• **Data block**

━━━━

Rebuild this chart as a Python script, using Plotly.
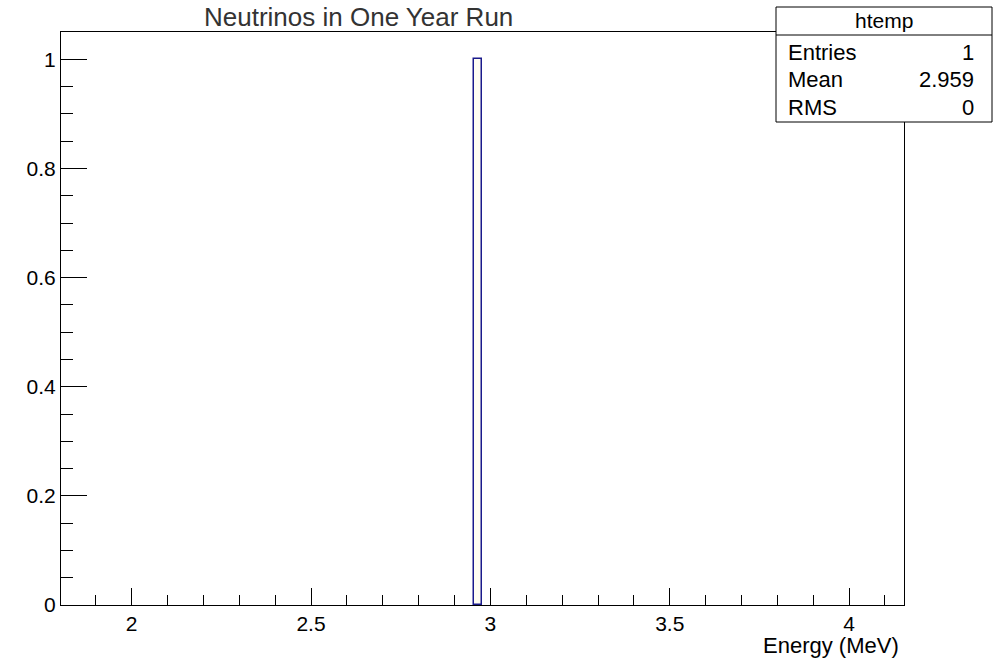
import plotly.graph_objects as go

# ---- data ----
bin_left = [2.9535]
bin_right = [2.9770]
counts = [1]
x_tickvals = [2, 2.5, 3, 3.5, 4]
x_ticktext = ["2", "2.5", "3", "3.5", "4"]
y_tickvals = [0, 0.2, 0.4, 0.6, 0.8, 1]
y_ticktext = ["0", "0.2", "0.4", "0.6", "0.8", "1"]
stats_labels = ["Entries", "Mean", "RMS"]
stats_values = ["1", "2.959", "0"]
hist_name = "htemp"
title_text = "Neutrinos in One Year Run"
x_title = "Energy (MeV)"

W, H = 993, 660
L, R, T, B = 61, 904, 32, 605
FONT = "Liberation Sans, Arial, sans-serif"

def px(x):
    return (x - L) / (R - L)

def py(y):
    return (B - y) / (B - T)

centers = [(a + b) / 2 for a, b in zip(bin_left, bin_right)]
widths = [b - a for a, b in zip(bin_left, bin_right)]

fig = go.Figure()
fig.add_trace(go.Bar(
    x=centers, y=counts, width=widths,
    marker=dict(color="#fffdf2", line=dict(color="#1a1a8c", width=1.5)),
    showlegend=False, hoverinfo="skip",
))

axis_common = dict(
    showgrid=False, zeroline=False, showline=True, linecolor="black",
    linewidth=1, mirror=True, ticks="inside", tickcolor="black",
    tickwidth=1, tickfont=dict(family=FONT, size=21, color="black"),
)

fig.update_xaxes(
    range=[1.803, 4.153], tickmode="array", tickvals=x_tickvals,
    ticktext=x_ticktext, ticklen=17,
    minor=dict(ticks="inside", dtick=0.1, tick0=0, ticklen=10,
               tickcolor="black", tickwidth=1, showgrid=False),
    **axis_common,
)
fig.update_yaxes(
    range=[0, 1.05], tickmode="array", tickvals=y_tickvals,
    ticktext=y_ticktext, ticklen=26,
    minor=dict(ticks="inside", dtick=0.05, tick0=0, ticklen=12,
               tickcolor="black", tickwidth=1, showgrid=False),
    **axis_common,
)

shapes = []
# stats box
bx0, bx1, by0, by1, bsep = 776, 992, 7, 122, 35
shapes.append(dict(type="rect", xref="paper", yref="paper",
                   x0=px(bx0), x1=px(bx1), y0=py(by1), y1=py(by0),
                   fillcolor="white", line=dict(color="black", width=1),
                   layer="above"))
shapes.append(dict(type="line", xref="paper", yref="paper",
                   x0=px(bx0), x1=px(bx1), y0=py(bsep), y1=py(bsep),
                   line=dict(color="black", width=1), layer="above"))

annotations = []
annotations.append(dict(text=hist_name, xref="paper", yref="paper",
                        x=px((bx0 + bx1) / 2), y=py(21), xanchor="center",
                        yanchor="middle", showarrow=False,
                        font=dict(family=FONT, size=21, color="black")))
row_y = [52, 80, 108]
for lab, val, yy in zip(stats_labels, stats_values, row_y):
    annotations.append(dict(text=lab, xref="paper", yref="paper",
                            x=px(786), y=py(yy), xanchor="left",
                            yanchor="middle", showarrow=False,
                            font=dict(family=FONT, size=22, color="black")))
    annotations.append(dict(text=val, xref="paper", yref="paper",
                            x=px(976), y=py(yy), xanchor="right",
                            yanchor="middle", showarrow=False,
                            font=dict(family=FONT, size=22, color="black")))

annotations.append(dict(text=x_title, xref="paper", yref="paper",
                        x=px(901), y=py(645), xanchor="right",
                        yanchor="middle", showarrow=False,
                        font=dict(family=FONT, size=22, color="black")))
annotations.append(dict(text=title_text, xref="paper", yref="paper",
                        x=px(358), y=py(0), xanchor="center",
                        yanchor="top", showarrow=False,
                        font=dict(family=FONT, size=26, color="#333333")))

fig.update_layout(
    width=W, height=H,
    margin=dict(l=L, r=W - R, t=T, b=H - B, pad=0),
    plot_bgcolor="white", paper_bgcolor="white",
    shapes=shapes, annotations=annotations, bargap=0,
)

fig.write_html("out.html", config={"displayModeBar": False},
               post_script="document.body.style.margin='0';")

━━━━

• **Exercise aim**
Retype the data above exactly; pictures are not part of the copy.

• **Output below**
Rebuild this chart as a Python script, using Plotly.
import plotly.graph_objects as go

# ---- data ----
bin_left = [2.9535]
bin_right = [2.9770]
counts = [1]
x_tickvals = [2, 2.5, 3, 3.5, 4]
x_ticktext = ["2", "2.5", "3", "3.5", "4"]
y_tickvals = [0, 0.2, 0.4, 0.6, 0.8, 1]
y_ticktext = ["0", "0.2", "0.4", "0.6", "0.8", "1"]
stats_labels = ["Entries", "Mean", "RMS"]
stats_values = ["1", "2.959", "0"]
hist_name = "htemp"
title_text = "Neutrinos in One Year Run"
x_title = "Energy (MeV)"

W, H = 993, 660
L, R, T, B = 61, 904, 32, 605
FONT = "Liberation Sans, Arial, sans-serif"

def px(x):
    return (x - L) / (R - L)

def py(y):
    return (B - y) / (B - T)

centers = [(a + b) / 2 for a, b in zip(bin_left, bin_right)]
widths = [b - a for a, b in zip(bin_left, bin_right)]

fig = go.Figure()
fig.add_trace(go.Bar(
    x=centers, y=counts, width=widths,
    marker=dict(color="#fffdf2", line=dict(color="#1a1a8c", width=1.5)),
    showlegend=False, hoverinfo="skip",
))

axis_common = dict(
    showgrid=False, zeroline=False, showline=True, linecolor="black",
    linewidth=1, mirror=True, ticks="inside", tickcolor="black",
    tickwidth=1, tickfont=dict(family=FONT, size=21, color="black"),
)

fig.update_xaxes(
    range=[1.803, 4.153], tickmode="array", tickvals=x_tickvals,
    ticktext=x_ticktext, ticklen=17,
    minor=dict(ticks="inside", dtick=0.1, tick0=0, ticklen=10,
               tickcolor="black", tickwidth=1, showgrid=False),
    **axis_common,
)
fig.update_yaxes(
    range=[0, 1.05], tickmode="array", tickvals=y_tickvals,
    ticktext=y_ticktext, ticklen=26,
    minor=dict(ticks="inside", dtick=0.05, tick0=0, ticklen=12,
               tickcolor="black", tickwidth=1, showgrid=False),
    **axis_common,
)

shapes = []
# stats box
bx0, bx1, by0, by1, bsep = 776, 992, 7, 122, 35
shapes.append(dict(type="rect", xref="paper", yref="paper",
                   x0=px(bx0), x1=px(bx1), y0=py(by1), y1=py(by0),
                   fillcolor="white", line=dict(color="black", width=1),
                   layer="above"))
shapes.append(dict(type="line", xref="paper", yref="paper",
                   x0=px(bx0), x1=px(bx1), y0=py(bsep), y1=py(bsep),
                   line=dict(color="black", width=1), layer="above"))

annotations = []
annotations.append(dict(text=hist_name, xref="paper", yref="paper",
                        x=px((bx0 + bx1) / 2), y=py(21), xanchor="center",
                        yanchor="middle", showarrow=False,
                        font=dict(family=FONT, size=21, color="black")))
row_y = [52, 80, 108]
for lab, val, yy in zip(stats_labels, stats_values, row_y):
    annotations.append(dict(text=lab, xref="paper", yref="paper",
                            x=px(786), y=py(yy), xanchor="left",
                            yanchor="middle", showarrow=False,
                            font=dict(family=FONT, size=22, color="black")))
    annotations.append(dict(text=val, xref="paper", yref="paper",
                            x=px(976), y=py(yy), xanchor="right",
                            yanchor="middle", showarrow=False,
                            font=dict(family=FONT, size=22, color="black")))

annotations.append(dict(text=x_title, xref="paper", yref="paper",
                        x=px(901), y=py(645), xanchor="right",
                        yanchor="middle", showarrow=False,
                        font=dict(family=FONT, size=22, color="black")))
annotations.append(dict(text=title_text, xref="paper", yref="paper",
                        x=px(358), y=py(0), xanchor="center",
                        yanchor="top", showarrow=False,
                        font=dict(family=FONT, size=26, color="#333333")))

fig.update_layout(
    width=W, height=H,
    margin=dict(l=L, r=W - R, t=T, b=H - B, pad=0),
    plot_bgcolor="white", paper_bgcolor="white",
    shapes=shapes, annotations=annotations, bargap=0,
)

fig.write_html("out.html", config={"displayModeBar": False},
               post_script="document.body.style.margin='0';")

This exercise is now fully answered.